The news agency criticized Western politicians who have accused China of keeping its currency artificially low for ignoring the intricacy of the issue even while manipulating their own currencies.
"Tens of thousands of low-end manufacturers operating at a low profit margin have had to take a significant loss over a stronger RMB yuan," Xinhua said in the commentary, using the initials for renminbi, the official name of the currency.
"The world is awash with easy money from the United States and Japan, which seeks higher returns from emerging economies, including China. Hot money flows in and out of China could paralyze the country's macroeconomic policy tools."

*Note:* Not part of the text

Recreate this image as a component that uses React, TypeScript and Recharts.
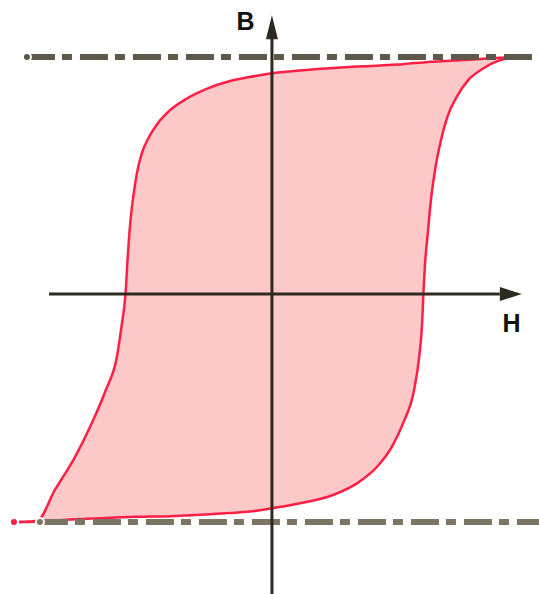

China has had to balance the benefits from a freer currency, including curbing inflation and speculative flows, against the risk of severe economic shock such reforms could bring, it said.
"To allow more flexibility for China's yuan is easier said than done."
The commentary highlighted the recent decision by the People's Bank of China to scrap the floor on lending rates, announced on Friday, as one in a sequence of steps to continue to reform the way credit is allocated and risk priced in the world's second-largest economy.
"China's financial reform cannot be done overnight; yet it has no way back."
While financial reform was critical, it must be accompanied by reforms in other areas of the economy, including "land, state monopoly, and fiscal policies", Xinhua said.
Finance Minister Lou Jiwei was quoted in a Xinhua interview published late on Saturday saying that China is looking to business tax reform and the easing of paperwork requirements to help stimulate growth and sustain profitability.